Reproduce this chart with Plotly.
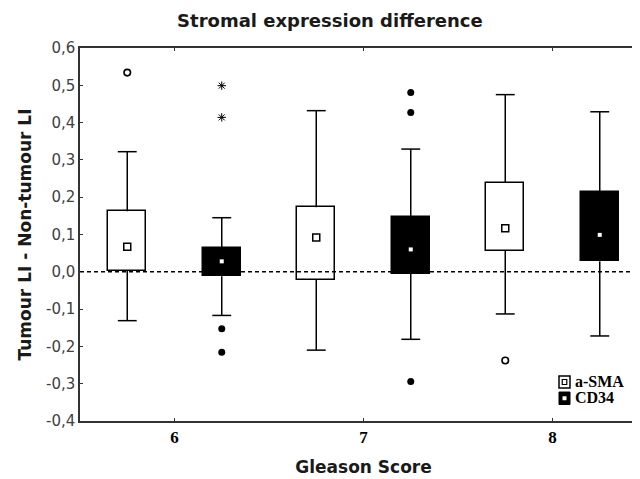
import plotly.graph_objects as go

# ---- data ----
groups = [6, 7, 8]
series_names = ["a-SMA", "CD34"]
offsets = [-0.25, 0.25]

asma_q1 = [0.003, -0.021, 0.056]
asma_q3 = [0.162, 0.173, 0.239]
asma_mid = [0.067, 0.092, 0.117]
asma_low = [-0.131, -0.210, -0.113]
asma_high = [0.322, 0.432, 0.475]
asma_out_x = [6, 8]
asma_out_y = [0.534, -0.238]

cd34_q1 = [-0.012, -0.005, 0.028]
cd34_q3 = [0.064, 0.148, 0.215]
cd34_mid = [0.028, 0.060, 0.099]
cd34_low = [-0.117, -0.181, -0.172]
cd34_high = [0.145, 0.329, 0.429]
cd34_out_x = [6, 6, 7, 7, 7]
cd34_out_y = [-0.153, -0.216, 0.481, 0.427, -0.294]
cd34_ext_x = [6, 6]
cd34_ext_y = [0.499, 0.414]

ytick_vals = [0.6, 0.5, 0.4, 0.3, 0.2, 0.1, 0.0, -0.1, -0.2, -0.3, -0.4]
ytick_text = ["0,6", "0,5", "0,4", "0,3", "0,2", "0,1", "0,0", "-0,1", "-0,2", "-0,3", "-0,4"]
xtick_vals = [6, 7, 8]
xtick_text = ["6", "7", "8"]

BOX_W = 0.2
LW = 1.5
CAP = dict(symbol="line-ew", size=13.5, color="black", line=dict(color="black", width=LW))

fig = go.Figure()


def add_series(q1, q3, mid, low, high, off, fill, mid_marker):
    xs = [g + off for g in groups]
    fig.add_trace(go.Bar(
        x=xs, y=[b - a for a, b in zip(q1, q3)], base=q1, width=BOX_W,
        marker=dict(color=fill, line=dict(color="black", width=LW)),
        showlegend=False, hoverinfo="skip"))
    # upper whisker: cap marker at the whisker end, line down to the box
    fig.add_trace(go.Scatter(
        x=xs, y=high, mode="markers", marker=CAP,
        error_y=dict(type="data", symmetric=False,
                     array=[0] * len(high),
                     arrayminus=[h - b for h, b in zip(high, q3)],
                     color="black", thickness=LW, width=0),
        showlegend=False, hoverinfo="skip"))
    # lower whisker
    fig.add_trace(go.Scatter(
        x=xs, y=low, mode="markers", marker=CAP,
        error_y=dict(type="data", symmetric=False,
                     array=[a - l for a, l in zip(q1, low)],
                     arrayminus=[0] * len(low),
                     color="black", thickness=LW, width=0),
        showlegend=False, hoverinfo="skip"))
    fig.add_trace(go.Scatter(
        x=xs, y=mid, mode="markers", marker=mid_marker,
        showlegend=False, hoverinfo="skip"))


add_series(asma_q1, asma_q3, asma_mid, asma_low, asma_high, offsets[0], "white",
           dict(symbol="square", size=7, color="white", line=dict(color="black", width=1.5)))
add_series(cd34_q1, cd34_q3, cd34_mid, cd34_low, cd34_high, offsets[1], "black",
           dict(symbol="square", size=4, color="white", line=dict(width=0)))

# outliers
fig.add_trace(go.Scatter(
    x=[g + offsets[0] for g in asma_out_x], y=asma_out_y, mode="markers",
    marker=dict(symbol="circle", size=6.5, color="white", line=dict(color="black", width=1.6)),
    showlegend=False, hoverinfo="skip"))
fig.add_trace(go.Scatter(
    x=[g + offsets[1] for g in cd34_out_x], y=cd34_out_y, mode="markers",
    marker=dict(symbol="circle", size=7, color="black", line=dict(width=0)),
    showlegend=False, hoverinfo="skip"))
fig.add_trace(go.Scatter(
    x=[g + offsets[1] for g in cd34_ext_x], y=cd34_ext_y, mode="markers",
    marker=dict(symbol="asterisk-open", size=7, color="black", line=dict(color="black", width=1)),
    showlegend=False, hoverinfo="skip"))

# zero reference line
fig.add_shape(type="line", xref="paper", yref="y", x0=0, x1=1, y0=0, y1=0,
              line=dict(color="black", width=1.5, dash="4px,3px"), layer="above")

# legend (drawn manually, bottom-right inside the plot)
fig.add_shape(type="rect", xref="paper", yref="paper", x0=0.8448, x1=0.8642, y0=0.0885, y1=0.1206,
              line=dict(color="black", width=1.5), fillcolor="white")
fig.add_shape(type="rect", xref="paper", yref="paper", x0=0.8505, x1=0.8585, y0=0.0979, y1=0.1113,
              line=dict(color="black", width=1.2), fillcolor="white")
fig.add_shape(type="rect", xref="paper", yref="paper", x0=0.8448, x1=0.8642, y0=0.0442, y1=0.0777,
              line=dict(color="black", width=1), fillcolor="black")
fig.add_shape(type="rect", xref="paper", yref="paper", x0=0.8510, x1=0.8580, y0=0.0556, y1=0.0663,
              line=dict(width=0), fillcolor="white")
for name, yy in zip(series_names, [0.107, 0.0617]):
    fig.add_annotation(text="<b>" + name + "</b>", xref="paper", yref="paper", x=0.8695, y=yy,
                       xanchor="left", yanchor="middle", showarrow=False,
                       font=dict(family="Liberation Serif", size=16, color="black"))

fig.update_layout(
    width=640, height=479,
    margin=dict(l=72, r=1, t=40, b=66),
    paper_bgcolor="white", plot_bgcolor="white",
    bargap=0, barmode="overlay",
    title=dict(text="<b>Stromal expression difference</b>", x=0.503, xanchor="center",
               y=1 - 12.5 / 479, yanchor="middle",
               font=dict(family="DejaVu Sans", size=18, color="#1a1a1a")),
    showlegend=False,
)
fig.update_xaxes(
    range=[5.5, 8.5], tickvals=xtick_vals, ticktext=["<b>" + t + "</b>" for t in xtick_text],
    tickfont=dict(family="Liberation Serif", size=17, color="black"),
    ticks="inside", ticklen=3, tickwidth=1, tickcolor="#333",
    showline=True, linecolor="#333", linewidth=1.5, mirror="ticks",
    showgrid=False, zeroline=False,
    title=dict(text="<b>Gleason Score</b>", standoff=15,
               font=dict(family="DejaVu Sans", size=17, color="#1a1a1a")),
)
fig.update_yaxes(
    range=[-0.4, 0.6], tickvals=ytick_vals, ticktext=ytick_text,
    tickfont=dict(family="DejaVu Sans", size=15, color="#404040"),
    ticks="inside", ticklen=3, tickwidth=1, tickcolor="#333",
    showline=True, linecolor="#333", linewidth=1.5, mirror=False,
    showgrid=False, zeroline=False,
    title=dict(text="<b>Tumour LI - Non-tumour LI</b>", standoff=10,
               font=dict(family="DejaVu Sans", size=17, color="#1a1a1a")),
)

fig.write_html("out.html")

####

*Work instructions*. Write out exactly the opening lines of the data, stopping after the line that holds "offsets = [-0.25, 0.25]". Exclude pictures.

*Solution*.
Reproduce this chart with Plotly.
import plotly.graph_objects as go

# ---- data ----
groups = [6, 7, 8]
series_names = ["a-SMA", "CD34"]
offsets = [-0.25, 0.25]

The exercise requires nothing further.